My mind is an incredibly busy place and it likes to be engaged.   If I don’t give it new stuff to chew on regularly, it makes up scary crap for me to worry about unnecessarily.  So, I make a point of reading a ton, watching lots of movies and getting out of the house to be social and travel as much as possible.  Just the other day I took the kids to see Cirque du Soleil and my mind was reeling with ideas on the drive home.  I also make time to do nothing.  I lie in the hammock and stare at the stars or sit on the back deck and contemplate my belly button.  This is extremely important. I am not kidding.  These “down” times are probably my most creative moments, and not because thoughts are racing through my head. Quite the opposite, actually.  These are the moments when I think about nothing and let the thoughts wander aimlessly until they fade away, leaving an open and empty head.  It’s incredibly peaceful.  How do I know these moments are so important to my creativity? Because when I fail to work them into my busy schedule, I become a stress case without any good writing ideas.

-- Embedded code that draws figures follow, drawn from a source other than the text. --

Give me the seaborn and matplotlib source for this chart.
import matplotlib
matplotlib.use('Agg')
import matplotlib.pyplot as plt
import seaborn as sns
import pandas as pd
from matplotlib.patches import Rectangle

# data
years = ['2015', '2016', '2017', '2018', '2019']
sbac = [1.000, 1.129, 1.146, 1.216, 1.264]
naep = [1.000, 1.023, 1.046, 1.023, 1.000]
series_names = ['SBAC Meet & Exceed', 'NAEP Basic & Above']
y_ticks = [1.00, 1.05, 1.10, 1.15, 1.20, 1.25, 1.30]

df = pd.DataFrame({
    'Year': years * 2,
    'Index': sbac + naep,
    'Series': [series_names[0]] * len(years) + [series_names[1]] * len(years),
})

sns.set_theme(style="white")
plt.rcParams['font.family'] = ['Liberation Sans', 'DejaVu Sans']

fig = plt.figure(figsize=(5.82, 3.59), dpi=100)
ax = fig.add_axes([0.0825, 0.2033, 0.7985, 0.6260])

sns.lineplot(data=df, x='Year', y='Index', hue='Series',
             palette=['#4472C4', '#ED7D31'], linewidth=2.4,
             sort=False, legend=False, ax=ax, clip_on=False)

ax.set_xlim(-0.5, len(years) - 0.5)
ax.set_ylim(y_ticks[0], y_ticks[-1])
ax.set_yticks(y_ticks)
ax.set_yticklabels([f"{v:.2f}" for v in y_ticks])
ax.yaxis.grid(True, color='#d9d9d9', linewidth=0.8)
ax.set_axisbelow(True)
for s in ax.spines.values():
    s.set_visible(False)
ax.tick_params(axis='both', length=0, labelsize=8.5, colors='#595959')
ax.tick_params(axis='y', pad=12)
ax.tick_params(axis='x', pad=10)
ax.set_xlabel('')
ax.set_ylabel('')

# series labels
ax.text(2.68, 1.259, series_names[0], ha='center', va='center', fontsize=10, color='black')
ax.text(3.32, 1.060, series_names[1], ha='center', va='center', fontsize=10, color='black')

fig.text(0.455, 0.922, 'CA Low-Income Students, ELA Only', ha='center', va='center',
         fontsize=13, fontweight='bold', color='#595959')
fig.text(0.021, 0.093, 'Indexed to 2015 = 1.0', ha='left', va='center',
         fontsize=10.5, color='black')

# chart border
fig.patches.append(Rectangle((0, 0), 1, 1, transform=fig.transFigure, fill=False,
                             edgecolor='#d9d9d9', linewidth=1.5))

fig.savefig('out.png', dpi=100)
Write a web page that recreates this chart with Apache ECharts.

12). What are you working on now, and can you give us any details?

I am currently writing the first novella in Fiamette’s Series, The Little Flame, as well as editing the 2nd book in the Love and Light series, Samskaras.  Fiamette’s story races along at 100 hundred miles per hour and is written in her voice—first person point of view.  She’s hooked up with a dubstep DJ and his crew and is touring with them as a dancer and their on-staff healer/medic.  There are too many secrets and too much spark, but that’s what makes a story fun, no?
Samskaras is more complex and takes you further into the story behind Modore and why he’s so obsessed with possessing our Light Walker, Loti.  It also plays with the concept that everything we go through in our lives contributes to who we become, and if we had the choice to change anything in our past, would we?  Should we?  Because all of it eventually adds up to the brilliant beacon of lights we become.

13). What advice would you give others who are pursuing writing?

Write.  Write some more. Keep writing.  I can’t tell you how many times I’ve heard someone say, “I’d like to be a writer.”  My first question is, “What are you writing right now?”  I get mumbled responses about some poem or a bunch of notes on an idea.  Yeah, no. If you want to be a writer, write.  And read.  Learn from the masters.  If you’ve been reading since you were a kid, all the better.  Our brains are wired for story, but the more you read, the more ingrained the story formula becomes in your psyche.  And finishwriting something, anything.  Start with a short story.  Just finish the dang thing.  Then try something longer, more complex or pick up where your short story left off.   Then show it to someone and ask for honest feedback.  Be brave and trust that you won’t die from criticism.  Take what seems honest feedback and trust your gut.  It’s your story.  And make a plan for getting published, whether you want to go the traditional route or self-publish.  Do your research, ask those who’ve gone before you and never, ever give up.  If a writing career is what you want, prepare to be in it for the long haul. Very, very few writers make it overnight.  Most have worked at this for years.  Be patient.  Your time will come.

14). If you were stranded on a desert island with one of your characters, who would you pick and why?
Um, Wolf.  Yeah. Hoo, yeah.  Why?  Have you read the book?  First off, he’s hot and I wrote him the wayI’d want my hero to be. Second, he’s vampire.  He can do some amazing stuff and we wouldn’t be stranded too long; just long enough for the good stuff to go down.  *biggest grin*



Author Bio:
Melissa Lummis considers herself a truth seeker, a peaceful warrior, a paranormal and fantasy writer, an avid reader, a thru-hiker GAàME ’98, a wife, a mother, and a free thinker.  She believes the universe conspires to help an adventurer.  And if we live our lives as if it is a daring adventure (and it is!), then everything we need will find its way to us.
The author lives in rural Virginia with her husband, two children, an Alaskan Malamute and a myriad of forest creatures.  The nature of her mind dictates that she write to stay sane.  Otherwise, her fertile imagination takes off on tangents of its own accord, creating scenarios and worlds that confuse the space-time continuum. Namaste, dear friends.